Başka söyleyecek bir şeyim yok dedi ama söyleyecek çok şeyi vardı belli. Tutamadı kendini, devam etti: “İçme sularımız hiç iyi değil. Öyle güzeldi ki suyumuz evvelinde, çeşmelerden şırıl şırıl akıyordu. Ta İstanbullara gönderdik suyu, sağlıklı değil dediler. Deniz suyu içiyoruz resmen, valla tuzlu su içiyoruz. Doldurduk koyduk suyu önlerine, ‘Biz içiyoruz, siz de için’ dedik. İçmiyorlar.”
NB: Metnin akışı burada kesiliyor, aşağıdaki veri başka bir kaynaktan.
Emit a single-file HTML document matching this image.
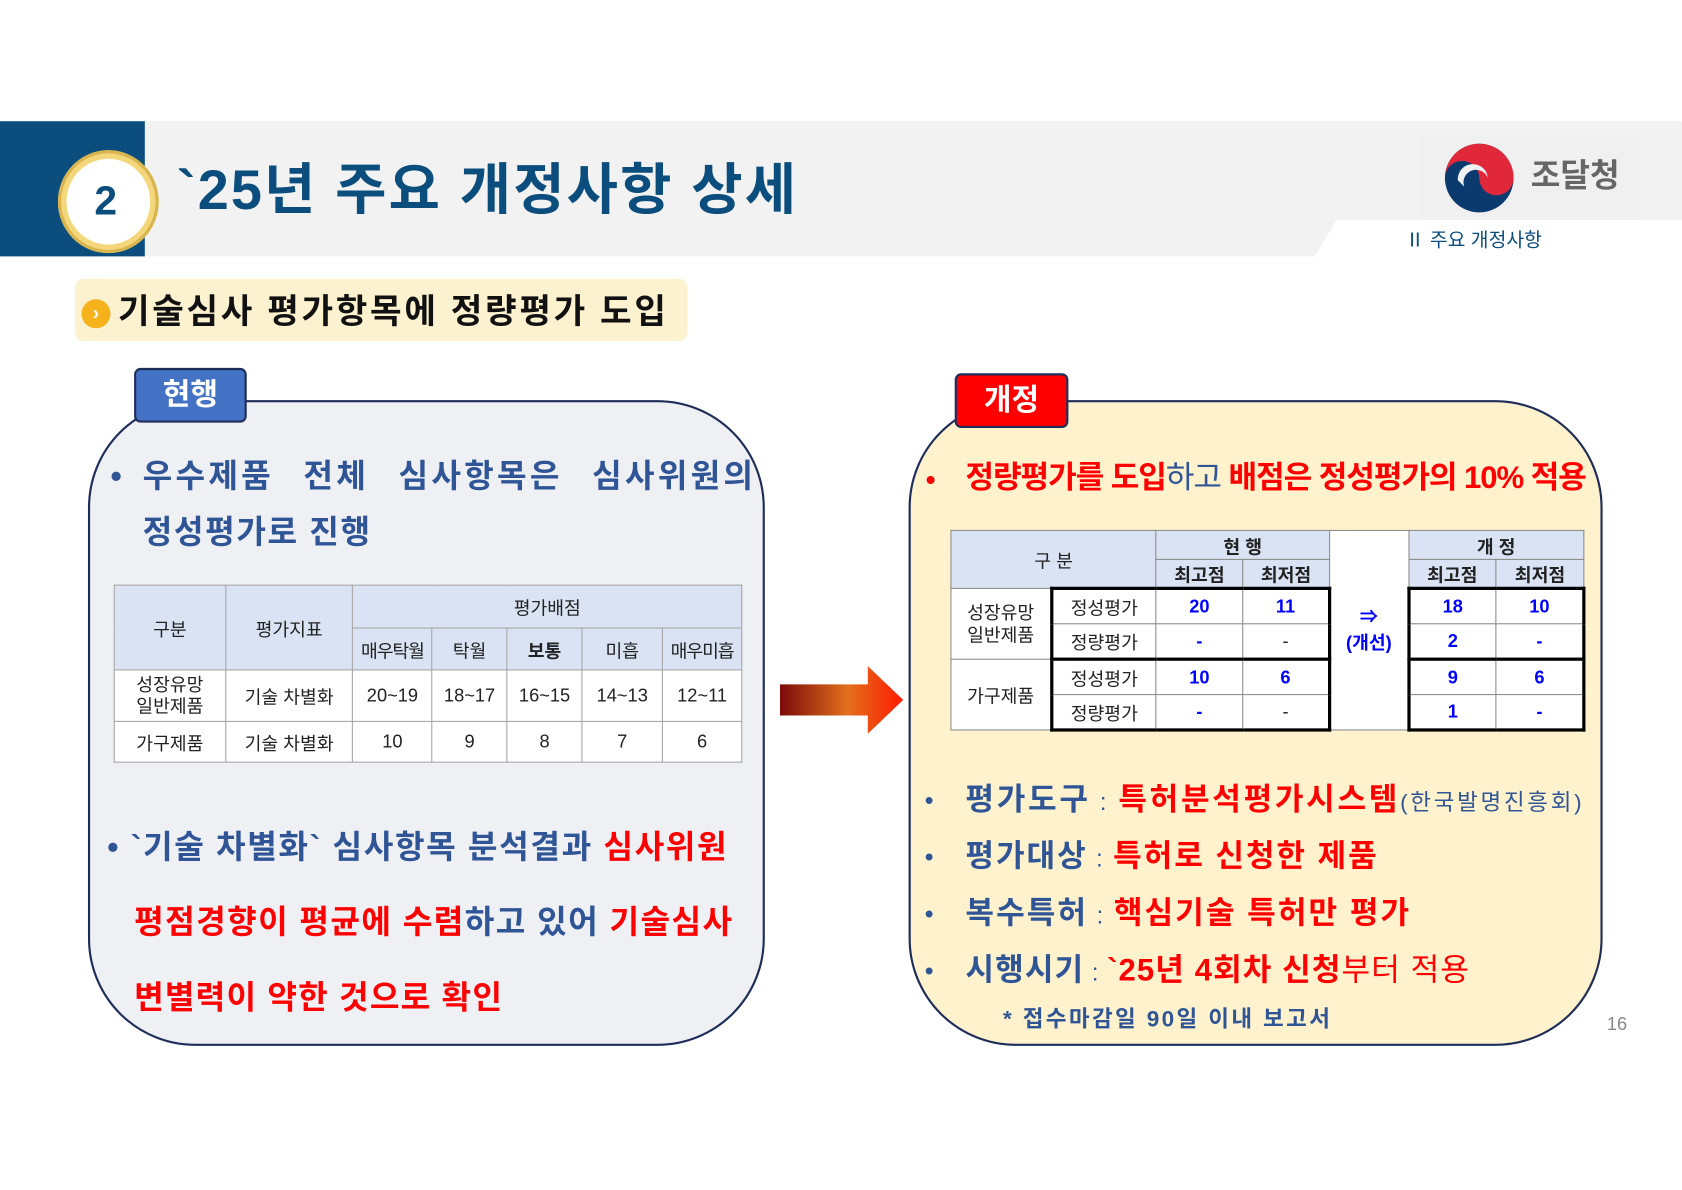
<!DOCTYPE html>
<html><head><meta charset="utf-8"><style>
html,body{margin:0;padding:0;background:#fff;overflow:hidden;width:1682px;height:1190px}
#w{position:absolute;left:0;top:0;width:1568px;height:1109px;transform:scale(1.07270);transform-origin:0 0;font-family:"Liberation Sans","Noto Sans CJK KR",sans-serif}
.a{position:absolute;white-space:nowrap}
.b{font-weight:bold}
.blue{color:#2f5597}.red{color:#ff0000}
table{border-collapse:collapse;position:absolute;font-family:"Liberation Sans","Noto Sans CJK KR",sans-serif}
td{text-align:center;padding:0;font-size:17px;color:#222}
.lt td{border:1px solid #a6a6a6}
.hd{background:#dae3f3}
.rt td{border:1px solid #8c8c8c;font-size:17px}
.num{color:#0000ff;font-weight:bold}
</style></head><body><div id="w">
<!-- header -->
<div class="a" style="left:0;top:113px;width:1568px;height:126px;background:#f2f2f2"></div>
<div class="a" style="left:1222px;top:205px;width:346px;height:40px;background:#fff;clip-path:polygon(24px 0,100% 0,100% 100%,0 100%)"></div>
<div class="a" style="left:0;top:113px;width:135px;height:126px;background:#0b4d7c"></div>
<div class="a" style="left:54px;top:140px;width:94px;height:96px;border-radius:50%;background:#f4d77a;box-shadow:0 0 0 3px #d9b550 inset"></div>
<div class="a" style="left:62px;top:148px;width:78px;height:80px;border-radius:50%;background:#fff"></div>
<div class="a b" style="left:88px;top:166px;font-size:38px;color:#0b4d7c;line-height:44px">2</div>
<div class="a b" style="left:165px;top:146px;font-size:52px;color:#0b4d7c;line-height:64px;letter-spacing:2px">`25년 주요 개정사항 상세</div>
<div class="a" style="left:1325px;top:125px;width:205px;height:80px;background:#f0f0f0"></div>
<svg class="a" style="left:1345px;top:132px" width="70" height="68" viewBox="0 0 70 68"><circle cx="34" cy="34" r="32" fill="#0b3a6e"/><path d="M2 34 A32 32 0 0 1 66 34 A16 16 0 0 1 34 34 A16 16 0 0 0 2 34Z" fill="#e0283a"/><path d="M14 36 A14 14 0 0 1 42 34 A10 10 0 0 0 20 42Z" fill="#f0f0f0"/></svg>
<div class="a b" style="left:1427px;top:145px;font-size:30px;color:#666;line-height:40px">조달청</div>
<div class="a" style="left:1310px;top:212px;font-size:18px;color:#0b4d7c;line-height:24px">Ⅱ 주요 개정사항</div>
<!-- subtitle -->
<div class="a" style="left:70px;top:260px;width:571px;height:58px;background:#fdf2d0;border-radius:8px"></div>
<div class="a" style="left:76px;top:279px;width:27px;height:27px;border-radius:50%;background:#f6b21b;color:#fff;font-size:18px;line-height:27px;text-align:center;font-weight:bold">›</div>
<div class="a b" style="left:110px;top:268px;font-size:32px;line-height:44px;color:#111;letter-spacing:2.5px">기술심사 평가항목에 정량평가 도입</div>
<!-- left panel -->
<div class="a" style="left:82px;top:373px;width:627px;height:598px;background:#eef0f4;border:2px solid #1f2d5a;border-radius:100px"></div>
<div class="a b" style="left:125px;top:343px;width:101px;height:47px;background:#4472c4;border:2px solid #1f2d5a;border-radius:6px;color:#fff;font-size:28px;line-height:46px;text-align:center">현행</div>
<div class="a blue b" style="left:103px;top:424px;font-size:30px;line-height:42px">•</div>
<div class="a blue b" style="left:133px;top:424px;width:572px;font-size:30px;line-height:42px;display:flex;justify-content:space-between;letter-spacing:3px"><span>우수제품</span><span>전체</span><span>심사항목은</span><span>심사위원의</span></div>
<div class="a blue b" style="left:133px;top:476px;font-size:30px;line-height:42px;letter-spacing:1.5px">정성평가로 진행</div>
<table class="lt" style="left:106px;top:545px;width:586px">
<colgroup><col style="width:104px"><col style="width:119px"><col style="width:74px"><col style="width:70px"><col style="width:70px"><col style="width:75px"><col style="width:74px"></colgroup>
<tr style="height:40px"><td class="hd" rowspan="2">구분</td><td class="hd" rowspan="2">평가지표</td><td class="hd" colspan="5">평가배점</td></tr>
<tr style="height:39px"><td class="hd" style="letter-spacing:-1px">매우탁월</td><td class="hd">탁월</td><td class="hd b">보통</td><td class="hd">미흡</td><td class="hd" style="letter-spacing:-1px">매우미흡</td></tr>
<tr style="height:48px;background:#fff"><td style="line-height:20px">성장유망<br>일반제품</td><td>기술 차별화</td><td>20~19</td><td>18~17</td><td>16~15</td><td>14~13</td><td>12~11</td></tr>
<tr style="height:38px;background:#fff"><td>가구제품</td><td>기술 차별화</td><td>10</td><td>9</td><td>8</td><td>7</td><td>6</td></tr>
</table>
<div class="a b" style="left:100px;top:770px;font-size:30px;line-height:42px;letter-spacing:1.5px"><span class="blue">• `기술 차별화` 심사항목 분석결과 </span><span class="red">심사위원</span></div>
<div class="a b" style="left:125px;top:840px;font-size:30px;line-height:42px;letter-spacing:1.3px"><span class="red">평점경향이 평균에 수렴</span><span class="blue">하고 있어 </span><span class="red">기술심사</span></div>
<div class="a b red" style="left:125px;top:910px;font-size:30px;line-height:42px;letter-spacing:1.1px">변별력이 약한 것으로 확인</div>
<!-- arrow -->
<div class="a" style="left:727px;top:621px;width:115px;height:63px;background:linear-gradient(90deg,#7b0a0a,#e2701c 55%,#ff1a00);clip-path:polygon(0 17px,82px 17px,82px 0,100% 50%,82px 100%,82px 46px,0 46px)"></div>
<!-- right panel -->
<div class="a" style="left:847px;top:373px;width:643px;height:598px;background:#fff2cc;border:2px solid #1f2d5a;border-radius:100px"></div>
<div class="a b" style="left:890px;top:348px;width:102px;height:47px;background:#ff0000;border:2px solid #1f2d5a;border-radius:6px;color:#fff;font-size:28px;line-height:46px;text-align:center">개정</div>
<div class="a red b" style="left:863px;top:427px;font-size:26px;line-height:40px">•</div>
<div class="a b" style="left:900px;top:425px;font-size:29px;line-height:42px;letter-spacing:-1px"><span class="red">정량평가를 도입</span><span class="blue" style="font-weight:normal">하고 </span><span class="red">배점은 정성평가의 10% 적용</span></div>
<table class="rt" style="left:886px;top:494px;width:592px">
<colgroup><col style="width:94px"><col style="width:98px"><col style="width:81px"><col style="width:81px"><col style="width:74px"><col style="width:82px"><col style="width:82px"></colgroup>
<tr style="height:27px"><td class="hd" rowspan="2" colspan="2">구 분</td><td class="hd b" colspan="2">현 행</td><td rowspan="6" style="background:#fff;border-top:1px solid #8c8c8c;border-bottom:1px solid #8c8c8c;color:#0000ff;font-weight:bold;line-height:24px">⇒<br>(개선)</td><td class="hd b" colspan="2">개 정</td></tr>
<tr style="height:27px"><td class="hd b">최고점</td><td class="hd b">최저점</td><td class="hd b">최고점</td><td class="hd b">최저점</td></tr>
<tr style="height:33px;background:#fff"><td rowspan="2" style="line-height:21px">성장유망<br>일반제품</td><td style="border-left:3px solid #000;border-top:3px solid #000">정성평가</td><td class="num" style="border-top:3px solid #000">20</td><td class="num" style="border-top:3px solid #000;border-right:3px solid #000">11</td><td class="num" style="border-top:3px solid #000;border-left:3px solid #000">18</td><td class="num" style="border-top:3px solid #000;border-right:3px solid #000">10</td></tr>
<tr style="height:33px;background:#fff"><td style="border-left:3px solid #000;border-bottom:3px solid #000">정량평가</td><td class="num" style="border-bottom:3px solid #000">-</td><td style="border-bottom:3px solid #000;border-right:3px solid #000">-</td><td class="num" style="border-bottom:3px solid #000;border-left:3px solid #000">2</td><td class="num" style="border-bottom:3px solid #000;border-right:3px solid #000">-</td></tr>
<tr style="height:33px;background:#fff"><td rowspan="2">가구제품</td><td style="border-left:3px solid #000">정성평가</td><td class="num">10</td><td class="num" style="border-right:3px solid #000">6</td><td class="num" style="border-left:3px solid #000">9</td><td class="num" style="border-right:3px solid #000">6</td></tr>
<tr style="height:33px;background:#fff"><td style="border-left:3px solid #000;border-bottom:3px solid #000">정량평가</td><td class="num" style="border-bottom:3px solid #000">-</td><td style="border-bottom:3px solid #000;border-right:3px solid #000">-</td><td class="num" style="border-bottom:3px solid #000;border-left:3px solid #000">1</td><td class="num" style="border-bottom:3px solid #000;border-right:3px solid #000">-</td></tr>
</table>
<div class="a blue" style="left:862px;top:729px;font-size:24px;line-height:36px">•</div>
<div class="a b" style="left:900px;top:726px;font-size:29px;line-height:40px;letter-spacing:2.5px"><span class="blue">평가도구</span><span class="blue" style="font-size:22px;font-weight:normal"> : </span><span class="red">특허분석평가시스템</span><span class="blue" style="font-size:21px;font-weight:normal">(한국발명진흥회)</span></div>
<div class="a blue" style="left:862px;top:782px;font-size:24px;line-height:36px">•</div>
<div class="a b" style="left:900px;top:779px;font-size:29px;line-height:40px;letter-spacing:1.8px"><span class="blue">평가대상</span><span class="blue" style="font-size:22px;font-weight:normal"> : </span><span class="red">특허로 신청한 제품</span></div>
<div class="a blue" style="left:862px;top:835px;font-size:24px;line-height:36px">•</div>
<div class="a b" style="left:900px;top:832px;font-size:29px;line-height:40px;letter-spacing:1.9px"><span class="blue">복수특허</span><span class="blue" style="font-size:22px;font-weight:normal"> : </span><span class="red">핵심기술 특허만 평가</span></div>
<div class="a blue" style="left:862px;top:888px;font-size:24px;line-height:36px">•</div>
<div class="a b" style="left:900px;top:885px;font-size:29px;line-height:40px;letter-spacing:1px"><span class="blue">시행시기</span><span class="blue" style="font-size:22px;font-weight:normal"> : </span><span class="red">`25년 4회차 신청</span><span class="red" style="font-weight:normal">부터 적용</span></div>
<div class="a b blue" style="left:935px;top:936px;font-size:21px;line-height:30px;letter-spacing:2.2px">* 접수마감일 90일 이내 보고서</div>
<div class="a" style="left:1498px;top:944px;font-size:17px;color:#888;line-height:22px">16</div>
</div></body></html>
Çocukların su yüzünden hastalandığından bahsetti Hafize Teyze. “Çocuklar hastalanıyor, doktora gidiyoruz, ‘su yüzünden’ diyor. Ne yapabilirsin? Suyumu içmeden nasıl yaşayacağım? Hadi vasıtam olsa gideyim doldurayım dışarıdan. Vasıtası olan gidiyor getiriyor temiz suyunu, vasıtası olmayan da bakıyor. Dün komşuya yalvara yalvara getirttik. Ben kaç kere gideceğim bu komşuya? Köyümüzün ne arabası var ne de başka bir şeyi. Göz göre göre ölüme bıraktılar bizi. Her şey suyla dönüyor. Hadi içmiyorum da dışarıdan getiriyorum diyelim ama yemeklere yine bu suyu koyuyorum. Koymak zorundayım.” Şu cümleleri kurarken gözlerinde yaşadığı çaresizliği görmek pek mümkündü. Ama inancını yitirmemiş belli ki. Kendi köyünün oradaki madenden çok çekmişler. Aynısı Kazdağları’na da yapılmasın diye gelmiş buraya. Gelininden duymuş eylemi, “Beni de götürün, ben de geleyim” diyerek çıkmış yola.
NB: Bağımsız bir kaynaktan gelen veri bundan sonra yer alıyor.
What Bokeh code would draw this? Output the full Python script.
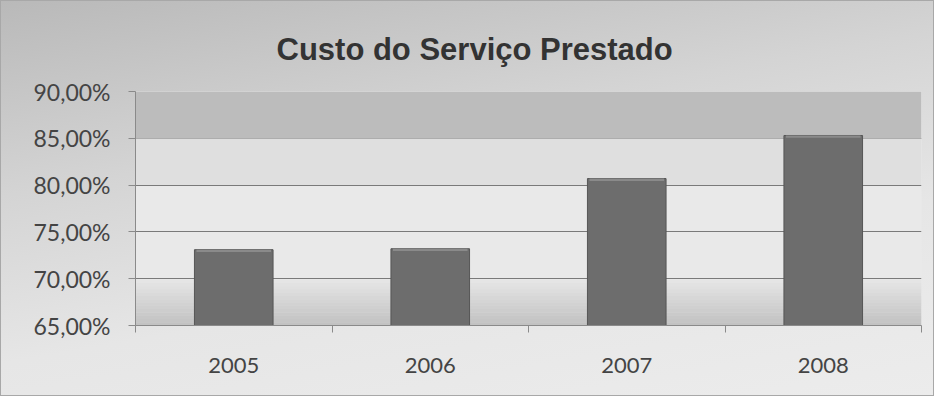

“Bırakıp giderler buraları” deniyormuş köylüler için. Hafize Teyze tepkili, “Biz niye gidiyoruz? Biz gideceğimize onlar gitsin. Doğup büyüdüğümüz yerden biz gideceğimize, onlar dışarıdan gelmiş onlar gitsin! Hadi ben evi kaldırdım götürdüm, koca köy nasıl gidecek? Gidecek yerimiz mi var? İstemiyoruz yani, olmasın maden!” diyor çıkışarak.
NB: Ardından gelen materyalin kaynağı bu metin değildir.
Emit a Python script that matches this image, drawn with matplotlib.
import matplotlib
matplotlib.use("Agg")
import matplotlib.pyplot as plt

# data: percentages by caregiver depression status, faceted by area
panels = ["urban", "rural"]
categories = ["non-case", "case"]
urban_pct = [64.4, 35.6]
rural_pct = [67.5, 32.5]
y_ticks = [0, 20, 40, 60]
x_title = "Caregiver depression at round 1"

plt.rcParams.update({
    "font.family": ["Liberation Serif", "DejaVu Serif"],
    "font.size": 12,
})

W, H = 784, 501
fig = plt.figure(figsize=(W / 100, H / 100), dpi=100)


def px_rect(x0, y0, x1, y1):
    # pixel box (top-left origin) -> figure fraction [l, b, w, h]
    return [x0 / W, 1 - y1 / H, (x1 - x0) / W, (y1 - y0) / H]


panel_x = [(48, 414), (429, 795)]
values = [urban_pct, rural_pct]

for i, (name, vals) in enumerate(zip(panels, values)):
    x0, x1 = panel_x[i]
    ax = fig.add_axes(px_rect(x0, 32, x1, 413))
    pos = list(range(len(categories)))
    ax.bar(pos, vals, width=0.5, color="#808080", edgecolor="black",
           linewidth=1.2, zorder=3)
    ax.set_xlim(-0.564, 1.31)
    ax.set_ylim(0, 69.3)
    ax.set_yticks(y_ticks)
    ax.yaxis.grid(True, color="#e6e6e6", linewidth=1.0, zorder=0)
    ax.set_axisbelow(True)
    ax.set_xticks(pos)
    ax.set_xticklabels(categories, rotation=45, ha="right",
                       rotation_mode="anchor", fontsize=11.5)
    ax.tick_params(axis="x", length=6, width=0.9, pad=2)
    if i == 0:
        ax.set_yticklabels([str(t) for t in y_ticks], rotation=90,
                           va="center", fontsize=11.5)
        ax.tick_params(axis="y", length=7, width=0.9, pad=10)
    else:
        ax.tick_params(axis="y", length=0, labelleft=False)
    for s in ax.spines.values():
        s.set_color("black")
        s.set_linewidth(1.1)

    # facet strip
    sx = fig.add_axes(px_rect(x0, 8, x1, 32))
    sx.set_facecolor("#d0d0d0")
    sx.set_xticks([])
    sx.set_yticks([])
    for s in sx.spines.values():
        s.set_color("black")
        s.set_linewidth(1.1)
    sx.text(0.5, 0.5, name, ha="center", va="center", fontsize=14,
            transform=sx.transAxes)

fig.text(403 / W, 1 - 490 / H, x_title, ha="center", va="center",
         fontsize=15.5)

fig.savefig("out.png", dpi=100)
Köydeki havayı soruyorum, “Diğer köylüler nasıl yaklaşıyor bu duruma?”

“Muhtarı iyice doyurdular, bazı köylüler de orada çalışıyor diye ses çıkarmıyor. Para veriyorlar, yardım dağıtıyorlar. ‘Para gelsin de boşver, varsın sağlık gitsin’ diyorlar. Parayla sağlık olur mu? Olmuyor” diyor Hafize Teyze. Ve devam ediyor: “Daha şimdiden hastalık kapladı köyü, çayımız çamur akıyor. Sen gelip parayı alacaksın, madeni alacaksın; bize ne kalacak geriye? Aman bize bir şey vermesinler zaten, istemiyoruz onların hiçbir şeyini. Yeter ki benim suyum olsun, sağlığım olsun. Parasına da lanet olsun bunların, alın teriyle ekmeğimizi kazanırız biz.”

Hafize Teyze’yi dinlerken gözüme bir pankart ilişiyor. Belki de tüm sözlerini özetleyen bir pankart: “Ölüler altın takmaz.”